Market pricing in lower hikes

The Fed has raised its benchmark interest rate six times this year for a total of 3.75 percentage points. That has included a string of four straight 0.75 percentage point hikes, the most aggressive policy tightening since the Fed moved to using the overnight rate as its principal policy tool in 1990.

Market pricing immediately reacted to the CPI news, shifting strongly to the likelihood of a 0.5 percentage point increase in December, according to CME Group data that pointed to an 85.4% probability of a half-point raise next month.

“Despite the moves we have made so far, given that inflation has consistently proven to be more persistent than expected and there are significant costs of continued high inflation, I currently view the larger risks as coming from tightening too little,” Mester said.

Other officials also were cautious.

Dallas Fed President Lorie Logan called the CPI report “a welcome relief” but noted more rate increases probably are coming, though at a slower pace.

“I believe it may soon be appropriate to slow the pace of rate increases so we can better assess how financial and economic conditions are evolving,” Logan said.

No rate cuts in sight

Like Daly, Logan said the public should not interpret a slower pace of rate hikes to mean easier policy.

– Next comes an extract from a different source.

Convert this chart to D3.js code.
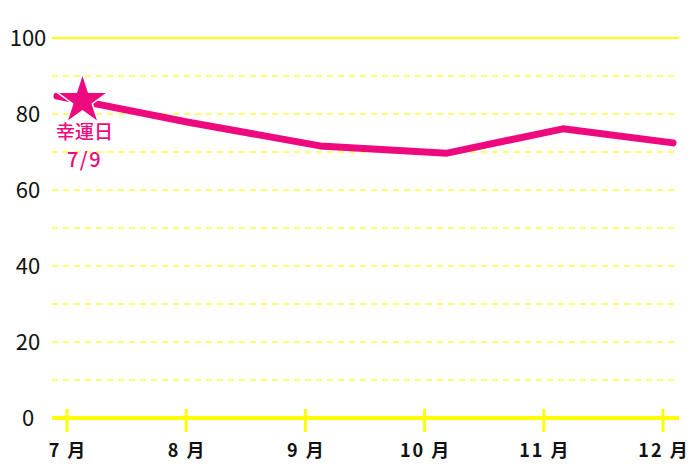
<!DOCTYPE html>
<html lang="ja">
<head>
<meta charset="utf-8">
<title>幸運日</title>
<script src="https://d3js.org/d3.v7.min.js"></script>
<style>
  body { margin: 0; background: #fff; }
  .axis-label { font-family: "Noto Sans CJK JP", "Noto Sans", sans-serif; }
</style>
</head>
<body>
<div id="chart"></div>
<script>
// data
const months = ["7 月", "8 月", "9 月", "10 月", "11 月", "12 月"];
const yTicks = [0, 20, 40, 60, 80, 100];
const gridValues = [10, 20, 30, 40, 50, 60, 70, 80, 90];
// position along the month axis (0 = 7月) and value
const linePos = [-0.084, 1.007, 2.123, 3.188, 4.161, 5.084];
const lineVal = [84.7, 77.9, 71.6, 69.7, 76.1, 72.4];
const luckyPos = 0.13;
const luckyVal = 83.8;
const luckyText = ["幸運日", "7/9"];

const W = 700, H = 467;
const pink = "#ee0a7e";

const x = d3.scaleLinear().domain([0, 5]).range([67, 663]);
const y = d3.scaleLinear().domain([0, 100]).range([418, 38]);
const gridX0 = 52, gridX1 = 679;

const svg = d3.select("#chart").append("svg")
  .attr("width", W).attr("height", H);

// grid
svg.append("g").selectAll("line")
  .data(gridValues)
  .join("line")
  .attr("x1", gridX0).attr("x2", gridX1)
  .attr("y1", d => y(d)).attr("y2", d => y(d))
  .attr("stroke", "#ffff70")
  .attr("stroke-width", 2)
  .attr("stroke-dasharray", "6,5");

svg.append("line")
  .attr("x1", gridX0).attr("x2", gridX1)
  .attr("y1", y(100)).attr("y2", y(100))
  .attr("stroke", "#ffff00")
  .attr("stroke-width", 2);

// x axis
svg.append("line")
  .attr("x1", gridX0).attr("x2", gridX1)
  .attr("y1", y(0)).attr("y2", y(0))
  .attr("stroke", "#ffff00")
  .attr("stroke-width", 4);

svg.append("g").selectAll("line")
  .data(months)
  .join("line")
  .attr("x1", (d, i) => x(i)).attr("x2", (d, i) => x(i))
  .attr("y1", y(0) - 9).attr("y2", y(0) + 14)
  .attr("stroke", "#ffff00")
  .attr("stroke-width", 3);

svg.append("g").selectAll("text")
  .data(months)
  .join("text")
  .attr("class", "axis-label")
  .attr("x", (d, i) => x(i) + 1)
  .attr("y", 457)
  .attr("text-anchor", "middle")
  .attr("font-size", 18)
  .attr("font-weight", "bold")
  .attr("letter-spacing", 2)
  .attr("fill", "#111")
  .text(d => d);

// y labels
svg.append("g").selectAll("text")
  .data(yTicks)
  .join("text")
  .attr("class", "axis-label")
  .attr("x", 28)
  .attr("y", d => y(d) + 8)
  .attr("text-anchor", "middle")
  .attr("font-size", 22)
  .attr("fill", "#111")
  .text(d => d);

// line
const pts = linePos.map((p, i) => [p, lineVal[i]]);
svg.append("path")
  .datum(pts)
  .attr("fill", "none")
  .attr("stroke", pink)
  .attr("stroke-width", 7)
  .attr("stroke-linecap", "round")
  .attr("stroke-linejoin", "round")
  .attr("d", d3.line().x(d => x(d[0])).y(d => y(d[1])));

// lucky day star
const star = d3.symbol().type(d3.symbolStar).size(820);
svg.append("path")
  .attr("d", star())
  .attr("transform", `translate(${x(luckyPos)},${y(luckyVal) + 1})`)
  .attr("fill", pink)
  .attr("stroke", "#fff")
  .attr("stroke-width", 1.5)
  .attr("stroke-linejoin", "round");

svg.append("g").selectAll("text")
  .data(luckyText)
  .join("text")
  .attr("class", "axis-label")
  .attr("x", x(luckyPos) + 2)
  .attr("y", (d, i) => i ? 167 : 139)
  .attr("text-anchor", "middle")
  .attr("font-size", (d, i) => i ? 20 : 19)
  .attr("font-weight", 500)
  .attr("letter-spacing", (d, i) => i ? 1.5 : 0)
  .attr("fill", pink)
  .text(d => d);
</script>
</body>
</html>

In particular, Daly said rates are likely to stay higher for longer and she does not anticipate a rate cut that market pricing indicates could come as soon as September 2023.

Earlier in the day, Philadelphia Fed President Patrick Harker indicated a slower pace is likely but noted the increases still will be significant.

Historically, the Fed has preferred to hike in quarter-point increments, but the rapid surge of inflation and a slow-footed response from the central bank when prices began surging early in 2021 made the more aggressive pace necessary.

“In the upcoming months, in light of the cumulative tightening we have achieved, I expect we will slow the pace of our rate hikes as we approach a sufficiently restrictive stance. But I want to be clear: A rate hike of 50 basis points would still be significant,” Harker said.

He added that he expects policy to “hold at a restrictive rate” while the Fed evaluates the impact the moves are having on the economy.